Not knowing if she had been killed, and if so, how or who did it. Not knowing whether the rebellious young woman was alive somewhere or if she wanted to see them. Not knowing whether they ever would know for sure what happened to her.
Howard, of Phoenix, disappeared in 1954 when she was 18. Only one surviving person in her immediate family, her younger sister Marlene Howard Ashman, was alive when the not knowing finally ended last month.
It took a determined family member, a historian and a detective to realize that Howard could be ``Jane Doe,' a young woman whose nude and battered body was found along a Boulder, Colo., creek in 1954. It took a DNA test to confirm their suspicions.
Howard's family is relieved to finally know her fate but is grappling with the fact that she was murdered and aching to know who killed her.
``It was just complete and utter shock,' said Ashman, who lives in Mena, Ark., but spoke to The Associated Press from Newport, N.C., where she was visiting her daughter.

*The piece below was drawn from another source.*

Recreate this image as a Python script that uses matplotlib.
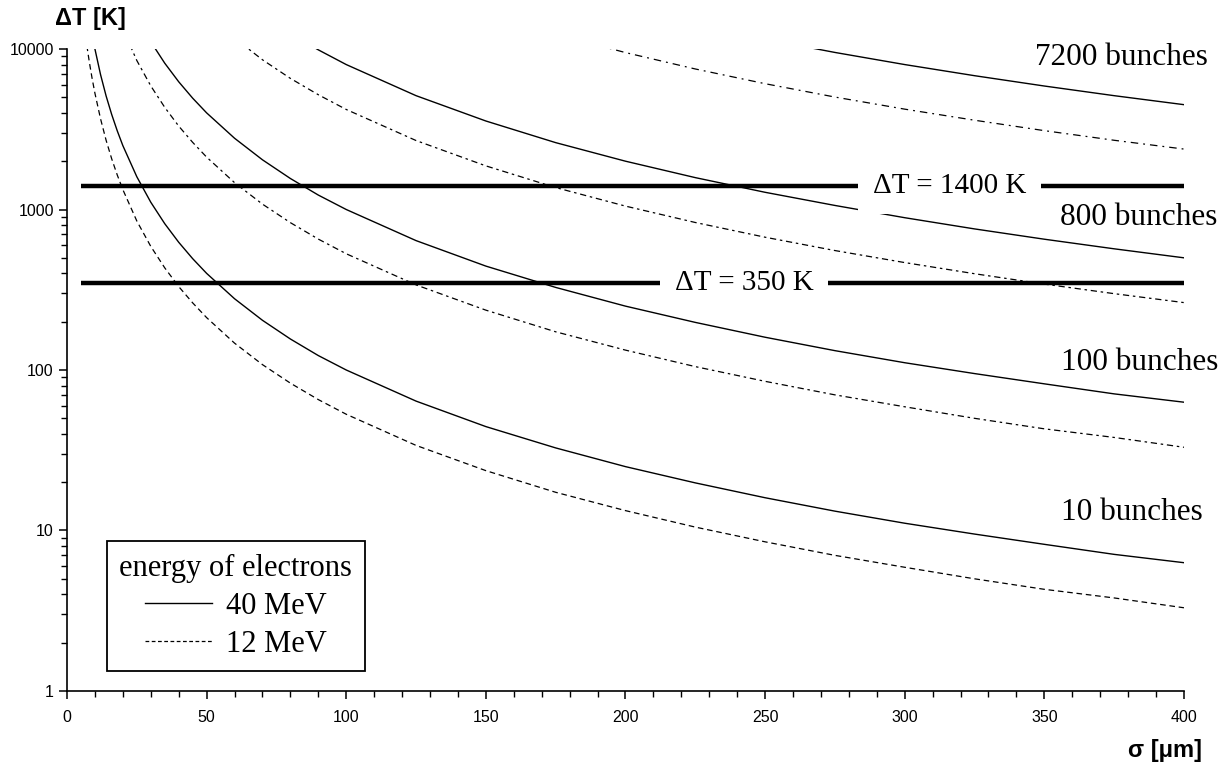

``All these 55 years, I guess I learned as a child to put it in an abstract form so I could deal with it; it's easier to accept,' Ashman said. ``But now that I know, it isn't so much that she died, but the horrible death.'
Boulder County Sheriff's Detective Steve Ainsworth, the lead investigator in the case, said Howard died of blunt-force trauma. She couldn't be identified because her body was found a week after she was killed, and animals had gotten to her face and fingers.
At the time, the mystery made headlines across Colorado, and Boulder residents raised enough money to buy her a gravestone, which read ``Jane Doe — April 1954 — Age About 20 Years.'
Boulder County sheriff's officials have credited historian Silvia Pettem with encouraging them to renew efforts to identify Jane Doe. Pettem became interested in the woman and her story after visiting the cemetery in the 1990s and writing the book ``Someone's Daughter, In Search of Justice for Jane Doe.'
Meanwhile, Howard's grandniece Michelle Marie Fowler decided to contact Ainsworth after reading an article about Jane Doe and suspecting for years that Howard had been killed.

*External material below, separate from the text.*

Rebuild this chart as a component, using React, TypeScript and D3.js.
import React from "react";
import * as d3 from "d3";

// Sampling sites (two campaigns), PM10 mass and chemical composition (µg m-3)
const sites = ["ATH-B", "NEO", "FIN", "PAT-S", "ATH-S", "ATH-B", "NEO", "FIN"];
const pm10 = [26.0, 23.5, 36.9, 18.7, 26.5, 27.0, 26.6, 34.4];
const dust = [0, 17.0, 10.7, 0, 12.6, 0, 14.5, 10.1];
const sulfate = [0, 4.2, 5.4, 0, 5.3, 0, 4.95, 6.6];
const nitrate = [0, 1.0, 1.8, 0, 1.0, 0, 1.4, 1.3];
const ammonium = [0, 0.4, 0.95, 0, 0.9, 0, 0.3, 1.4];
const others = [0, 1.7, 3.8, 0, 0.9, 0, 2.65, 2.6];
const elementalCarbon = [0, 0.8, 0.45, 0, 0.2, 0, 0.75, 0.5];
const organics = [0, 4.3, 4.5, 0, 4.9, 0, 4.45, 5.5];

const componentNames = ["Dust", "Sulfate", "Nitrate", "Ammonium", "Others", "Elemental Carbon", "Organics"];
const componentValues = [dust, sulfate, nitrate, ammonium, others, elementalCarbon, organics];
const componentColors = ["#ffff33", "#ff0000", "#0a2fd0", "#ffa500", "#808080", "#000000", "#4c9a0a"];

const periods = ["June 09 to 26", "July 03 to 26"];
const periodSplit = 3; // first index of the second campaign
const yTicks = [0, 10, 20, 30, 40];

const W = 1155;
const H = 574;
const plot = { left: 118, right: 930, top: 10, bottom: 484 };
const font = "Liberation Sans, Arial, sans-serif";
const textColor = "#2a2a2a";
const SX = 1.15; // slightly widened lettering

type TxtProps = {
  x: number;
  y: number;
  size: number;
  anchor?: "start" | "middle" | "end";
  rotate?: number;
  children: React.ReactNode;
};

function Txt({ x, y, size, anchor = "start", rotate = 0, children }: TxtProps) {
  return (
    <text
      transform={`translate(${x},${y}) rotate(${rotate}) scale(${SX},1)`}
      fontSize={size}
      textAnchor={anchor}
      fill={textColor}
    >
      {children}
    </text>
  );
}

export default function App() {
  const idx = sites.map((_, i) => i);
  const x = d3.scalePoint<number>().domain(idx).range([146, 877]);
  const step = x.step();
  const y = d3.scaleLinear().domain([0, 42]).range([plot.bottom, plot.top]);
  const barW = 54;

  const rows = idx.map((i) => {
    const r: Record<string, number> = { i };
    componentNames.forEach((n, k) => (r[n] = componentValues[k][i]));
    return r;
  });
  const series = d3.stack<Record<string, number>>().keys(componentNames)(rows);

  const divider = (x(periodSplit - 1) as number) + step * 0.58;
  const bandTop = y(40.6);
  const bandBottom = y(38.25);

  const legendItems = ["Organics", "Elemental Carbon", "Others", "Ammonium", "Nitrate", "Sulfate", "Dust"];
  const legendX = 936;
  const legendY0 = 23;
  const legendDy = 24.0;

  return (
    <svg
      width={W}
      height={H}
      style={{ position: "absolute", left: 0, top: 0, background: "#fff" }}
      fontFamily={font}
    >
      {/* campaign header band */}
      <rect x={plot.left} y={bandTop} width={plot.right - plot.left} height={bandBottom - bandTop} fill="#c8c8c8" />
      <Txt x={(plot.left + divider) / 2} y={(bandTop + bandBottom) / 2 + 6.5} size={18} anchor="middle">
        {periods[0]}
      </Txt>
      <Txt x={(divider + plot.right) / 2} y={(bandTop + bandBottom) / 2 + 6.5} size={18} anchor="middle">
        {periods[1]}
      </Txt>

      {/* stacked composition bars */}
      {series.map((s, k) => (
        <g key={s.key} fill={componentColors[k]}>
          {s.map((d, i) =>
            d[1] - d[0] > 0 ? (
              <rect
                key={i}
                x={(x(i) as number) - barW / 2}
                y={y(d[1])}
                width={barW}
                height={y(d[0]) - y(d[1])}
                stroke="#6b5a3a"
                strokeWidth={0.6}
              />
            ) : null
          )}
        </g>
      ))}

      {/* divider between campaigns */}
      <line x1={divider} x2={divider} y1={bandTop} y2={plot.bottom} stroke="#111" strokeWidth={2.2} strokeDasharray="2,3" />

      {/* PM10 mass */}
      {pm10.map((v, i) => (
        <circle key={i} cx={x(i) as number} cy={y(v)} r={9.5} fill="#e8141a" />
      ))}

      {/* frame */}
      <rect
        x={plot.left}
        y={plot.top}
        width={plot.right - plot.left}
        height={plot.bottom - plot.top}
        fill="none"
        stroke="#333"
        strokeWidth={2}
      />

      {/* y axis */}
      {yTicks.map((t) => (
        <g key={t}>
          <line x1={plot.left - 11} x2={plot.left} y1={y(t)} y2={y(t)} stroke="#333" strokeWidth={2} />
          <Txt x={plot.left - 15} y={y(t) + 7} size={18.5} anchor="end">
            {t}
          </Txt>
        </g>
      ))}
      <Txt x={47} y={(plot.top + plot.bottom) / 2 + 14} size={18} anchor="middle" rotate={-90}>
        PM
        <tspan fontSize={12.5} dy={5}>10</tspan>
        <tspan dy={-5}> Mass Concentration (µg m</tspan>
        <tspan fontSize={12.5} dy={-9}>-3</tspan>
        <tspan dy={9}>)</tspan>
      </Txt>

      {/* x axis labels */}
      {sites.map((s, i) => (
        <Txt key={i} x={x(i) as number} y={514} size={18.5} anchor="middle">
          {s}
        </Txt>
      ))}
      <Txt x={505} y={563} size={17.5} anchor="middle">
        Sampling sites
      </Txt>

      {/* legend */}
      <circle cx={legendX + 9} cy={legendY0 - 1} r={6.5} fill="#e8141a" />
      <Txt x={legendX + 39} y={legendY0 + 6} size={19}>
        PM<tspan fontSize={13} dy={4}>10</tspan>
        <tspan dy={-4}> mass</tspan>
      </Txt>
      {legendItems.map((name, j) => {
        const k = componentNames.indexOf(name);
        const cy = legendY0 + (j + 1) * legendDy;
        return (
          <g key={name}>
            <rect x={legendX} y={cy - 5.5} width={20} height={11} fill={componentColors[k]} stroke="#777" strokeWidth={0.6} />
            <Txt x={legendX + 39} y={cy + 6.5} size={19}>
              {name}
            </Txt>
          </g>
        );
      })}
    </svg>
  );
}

Ainsworth asked Ashman to provide a DNA sample, and the family learned Oct. 23 that Ashman and Jane Doe were related.
Ainsworth said it was gratifying to tell Howard's family what had happened to her, but he now has a new focus.
``We know who she is, but there's still another mystery and that may be the biggest mystery of all, and that's who did it,' Ainsworth said.

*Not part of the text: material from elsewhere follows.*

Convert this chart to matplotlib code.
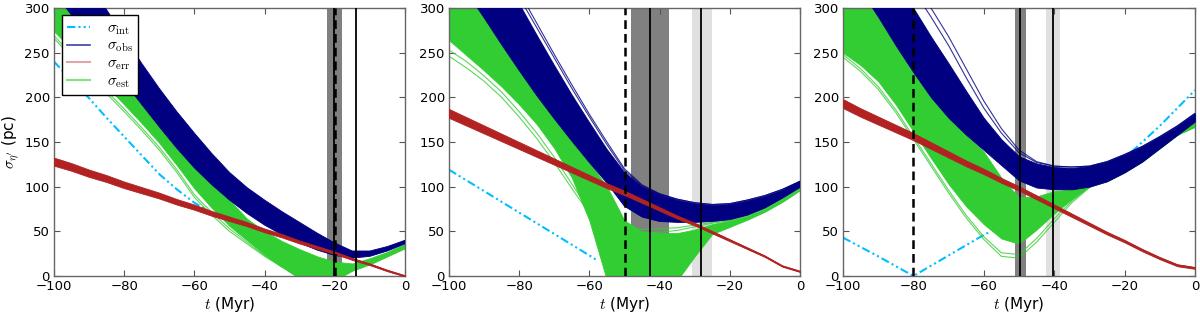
import numpy as np
import matplotlib
matplotlib.use("Agg")
import matplotlib.pyplot as plt
from matplotlib.lines import Line2D

plt.rcParams['font.family'] = ['DejaVu Sans']
plt.rcParams['mathtext.fontset'] = 'cm'
plt.rcParams['axes.unicode_minus'] = True

# ---------------- data ----------------
T = [-100, -95, -90, -85, -80, -75, -70, -65, -60, -55, -50,
     -45, -40, -35, -30, -25, -20, -15, -10, -5, 0]

# Panel 1
obs_hi_1 = [390, 358, 328, 298, 268, 238, 210, 184, 160, 137, 116, 99, 85, 72, 60, 48, 37, 28, 28, 33, 40]
obs_lo_1 = [318, 292, 267, 242, 217, 192, 167, 143, 121, 102, 85, 70, 57, 46, 37, 29, 23, 20, 22, 28, 36]
est_hi_1 = [318, 292, 267, 242, 217, 192, 167, 143, 121, 102, 85, 64, 50, 39, 30, 22, 16, 14, 20, 27, 36]
est_lo_1 = [274, 254, 233, 212, 192, 171, 149, 124, 98, 76, 56, 40, 24, 10, -3, -5, -5, 6, 13, 22, 31]
est_out_1a = [266, 245, 224, 204, 184, 163, 141, 116, 88, 68, 50, 36, 22, 10, 2, 0, 0, 8, 15, 24, 33]
est_out_1b = [269, 248, 227, 207, 187, 166, 144, 119, 91, 71, 53, 38, 23, 10, 2, 0, 0, 8, 15, 24, 33]
err_c_1 = [128, 122, 115, 109, 102, 96, 90, 83, 77, 70, 64, 58, 51, 45, 38, 32, 26, 19, 13, 6, 0]
err_w_1 = [9, 8.6, 8.2, 7.8, 7.4, 7, 6.6, 6.2, 5.8, 5.4, 5, 4.6, 4.2, 3.8, 3.4, 3, 2.6, 2.2, 1.8, 1.4, 1]
int_t_1 = [-100, -95, -90, -85, -80, -75, -70, -65, -60, -57]
int_v_1 = [240, 219, 199, 177, 156, 135, 114, 97, 82, 75]

# Panel 2
obs_hi_2 = [445, 410, 375, 340, 305, 270, 236, 203, 172, 142, 116, 100, 91, 85, 81, 79, 80, 84, 89, 96, 106]
obs_lo_2 = [346, 318, 289, 259, 230, 202, 176, 151, 127, 104, 78, 66, 61, 60, 60, 61, 63, 68, 76, 87, 99]
est_hi_2 = [346, 318, 289, 259, 230, 202, 176, 151, 127, 100, 62, 50, 48, 48, 52, 58, 62, 67, 75, 86, 98]
est_lo_2 = [264, 247, 230, 212, 192, 170, 143, 110, 62, -5, -5, -5, -5, -5, 22, 47, 55, 63, 72, 83, 96]
est_out_2a = [253, 240, 224, 206, 184, 160, 133, 103, 73, 57, 50, 48, 49, 51, 55, 59, 62, 67, 75, 86, 98]
est_out_2b = [246, 233, 218, 200, 178, 154, 127, 98, 70, 56, 53, 52, 53, 54, 57, 60, 63, 68, 76, 87, 99]
obs_out_2a = [470, 430, 392, 355, 318, 283, 248, 214, 181, 150, 120, 102, 92, 86, 82, 80, 81, 85, 90, 97, 106]
obs_out_2b = [460, 422, 385, 348, 312, 278, 244, 210, 178, 147, 118, 101, 92, 86, 82, 80, 81, 85, 90, 97, 106]
err_c_2 = [182, 173, 164, 155, 146, 137, 128, 119, 110, 101, 93, 84, 75, 66, 58, 49, 40, 31, 22, 11, 5]
err_w_2 = [10, 9.5, 9, 8.5, 8, 7.5, 7, 6.5, 6, 5.5, 5, 4.5, 4, 3.5, 3, 2.6, 2.2, 1.8, 1.4, 1.2, 1]
int_t_2 = [-100, -90, -80, -70, -60, -58]
int_v_2 = [119, 95, 71, 47, 23, 18]

# Panel 3
obs_hi_3 = [420, 390, 360, 330, 300, 268, 238, 207, 177, 153, 134, 126, 122, 121, 123, 128, 136, 145, 156, 168, 182]
obs_lo_3 = [348, 320, 290, 258, 228, 200, 177, 158, 141, 124, 107, 99, 97, 97, 100, 106, 116, 128, 143, 158, 173]
est_hi_3 = [348, 320, 290, 258, 228, 200, 177, 158, 139, 110, 88, 89, 95, 97, 100, 106, 116, 128, 143, 158, 175]
est_lo_3 = [250, 236, 218, 192, 162, 132, 103, 78, 58, 42, 36, 52, 70, 86, 100, 114, 126, 138, 148, 158, 167]
est_out_3a = [248, 232, 212, 186, 156, 126, 96, 68, 44, 26, 24, 42, 64, 84, 100, 114, 126, 138, 148, 158, 167]
est_out_3b = [245, 229, 209, 183, 153, 123, 93, 65, 41, 22, 20, 38, 60, 82, 99, 114, 126, 138, 148, 158, 167]
obs_out_3a = [470, 435, 400, 365, 330, 300, 268, 232, 196, 165, 141, 128, 123, 122, 123, 128, 136, 145, 156, 168, 182]
obs_out_3b = [460, 425, 390, 355, 320, 290, 258, 222, 188, 160, 138, 127, 123, 122, 123, 128, 136, 145, 156, 168, 182]
err_c_3 = [193, 183, 174, 165, 156, 146, 136, 126, 117, 107, 98, 88, 78, 68, 58, 48, 39, 29, 20, 12, 9]
err_w_3 = [10, 9.5, 9, 8.5, 8, 7.5, 7, 6.5, 6, 5.5, 5, 4.6, 4.2, 3.8, 3.4, 3, 2.8, 2.6, 2.4, 2.2, 2]
int_t_3a = [-100, -90, -80, -70, -60, -58]
int_v_3a = [43, 22, 0, 23, 46, 50]
int_t_3b = [-18, -10, -5, 0]
int_v_3b = [139, 168, 188, 208]

# vertical markers
dark_spans = [[(-22.3, -17.9)], [(-48.1, -37.4)], [(-51.2, -48.0)]]
light_spans = [[], [(-30.8, -25.05)], [(-42.3, -38.3)]]
solid_lines = [[-20.3, -14.0], [-42.7, -28.1], [-49.6, -40.4]]
dashed_lines = [[-19.9], [-50.0], [-80.0]]

xticks = [-100, -80, -60, -40, -20, 0]
yticks = [0, 50, 100, 150, 200, 250, 300]

# ---------------- styling ----------------
C_INT = '#00BFFF'
C_OBS = '#000080'
C_ERR = '#B22222'
C_EST = '#32CD32'
INT_DASH = (0, (4, 1.5, 1, 1.5, 1, 1.5))

fig = plt.figure(figsize=(12, 3.15), dpi=100)
lefts = [54 / 1200, 449 / 1200, 843 / 1200]
widths = [351 / 1200, 351 / 1200, 352 / 1200]
bottom = 1 - 276 / 315
height = 268 / 315

panels = [
    dict(obs_hi=obs_hi_1, obs_lo=obs_lo_1, est_hi=est_hi_1, est_lo=est_lo_1,
         est_out=[est_out_1a, est_out_1b], obs_out=[],
         err_c=err_c_1, err_w=err_w_1, ints=[(int_t_1, int_v_1)]),
    dict(obs_hi=obs_hi_2, obs_lo=obs_lo_2, est_hi=est_hi_2, est_lo=est_lo_2,
         est_out=[est_out_2a, est_out_2b], obs_out=[obs_out_2a, obs_out_2b],
         err_c=err_c_2, err_w=err_w_2, ints=[(int_t_2, int_v_2)]),
    dict(obs_hi=obs_hi_3, obs_lo=obs_lo_3, est_hi=est_hi_3, est_lo=est_lo_3,
         est_out=[est_out_3a, est_out_3b], obs_out=[obs_out_3a, obs_out_3b],
         err_c=err_c_3, err_w=err_w_3, ints=[(int_t_3a, int_v_3a), (int_t_3b, int_v_3b)]),
]

t = np.array(T, dtype=float)
for i, p in enumerate(panels):
    ax = fig.add_axes([lefts[i], bottom, widths[i], height])
    for (a, b) in dark_spans[i]:
        ax.axvspan(a, b, color='#808080', lw=0, zorder=0)
    for (a, b) in light_spans[i]:
        ax.axvspan(a, b, color='#E0E0E0', lw=0, zorder=0)
    for tt, vv in p['ints']:
        ax.plot(tt, vv, color=C_INT, lw=1.5, ls=INT_DASH, zorder=1)
    # sigma_est ensemble
    ax.fill_between(t, p['est_lo'], p['est_hi'], color=C_EST, lw=0.6, ec=C_EST, zorder=2)
    for o in p['est_out']:
        ax.plot(t, o, color=C_EST, lw=0.8, alpha=0.8, zorder=2)
    # sigma_obs ensemble
    ax.fill_between(t, p['obs_lo'], p['obs_hi'], color=C_OBS, lw=0.6, ec=C_OBS, zorder=3)
    for o in p['obs_out']:
        ax.plot(t, o, color=C_OBS, lw=0.8, alpha=0.8, zorder=3)
    # sigma_err
    c = np.array(p['err_c'], dtype=float)
    w = np.array(p['err_w'], dtype=float)
    ax.fill_between(t, c - w / 2, c + w / 2, color=C_ERR, lw=0.6, ec=C_ERR, zorder=4)
    ax.plot(t, c, color=C_ERR, lw=1.2, zorder=4)
    for x in solid_lines[i]:
        ax.axvline(x, color='black', lw=1.3, zorder=5)
    for x in dashed_lines[i]:
        ax.axvline(x, color='black', lw=1.8, ls=(0, (3.5, 2)), zorder=5)

    ax.set_xlim(-100, 0)
    ax.set_ylim(0, 300)
    ax.set_xticks(xticks)
    ax.set_yticks(yticks)
    ax.tick_params(direction='in', top=True, right=True, length=4, width=0.8,
                   color='#555555', labelsize=9.5, pad=3)
    for s in ax.spines.values():
        s.set_color('#666666')
        s.set_linewidth(1.0)
    ax.set_xlabel(r'$t$ (Myr)', fontsize=11, labelpad=1)
    if i == 0:
        ax.set_ylabel(r"$\sigma_{\eta'}$ (pc)", fontsize=11, labelpad=2)
        handles = [
            Line2D([], [], color=C_INT, lw=1.5, ls=INT_DASH),
            Line2D([], [], color=C_OBS, lw=1.2, alpha=0.75),
            Line2D([], [], color=C_ERR, lw=1.5, alpha=0.4),
            Line2D([], [], color=C_EST, lw=1.5, alpha=0.6),
        ]
        labels = [r'$\sigma_{\rm int}$', r'$\sigma_{\rm obs}$',
                  r'$\sigma_{\rm err}$', r'$\sigma_{\rm est}$']
        leg = ax.legend(handles, labels, loc='upper left', bbox_to_anchor=(0.022, 0.975),
                        borderaxespad=0, fontsize=11, handlelength=1.5,
                        handletextpad=1.1, labelspacing=0.08, borderpad=0.35,
                        fancybox=False, framealpha=1, edgecolor='black')
        leg.get_frame().set_linewidth(1.0)
        leg.set_zorder(10)

fig.savefig('out.png', dpi=100)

He said his gut tells him it was serial killer Harvey Glatman, who was executed in 1959 in California. Glatman, who confessed to killing three women, had served time in a Colorado state prison for violent assaults on women, including one about a quarter of a mile from where Howard's body was found.
Because of marks on her body, evidence at the scene and a passing reference Glatman made to a California police detective, Ainsworth's theory is that Glatman hit Howard with his car as she tried to get away. Now, Ainsworth just has to prove it.
Ashman said all she wants is justice for her sister.
She said Howard was extremely strong-willed and lived quite a life in her 18 years, including marrying twice. ``Once she decided on a course, it would take heaven and earth to stop her,' Ashman said.
Petite and attractive with dirty blond hair, Howard was the oldest of three sisters born in the Texas Panhandle. The girls' parents moved the family to Phoenix in 1942 for ``greener pastures.'
Howard married her first husband at age 15 with her parents' permission, but she got divorced and remarried unbeknownst to her family, Ashman said. The family found out about the second marriage years after Howard disappeared.
Howard was working as a live-in nanny in Phoenix the last her family heard from her; they reported her missing when she didn't show up to take one of her sisters to the movies.
Because Howard was so willful and had run away from home once before, Ashman said the family thought she just didn't want to see them again. ``We always waited to hear from her,' she said.
Ashman still has a letter that her sister wrote to her parents soon before she disappeared.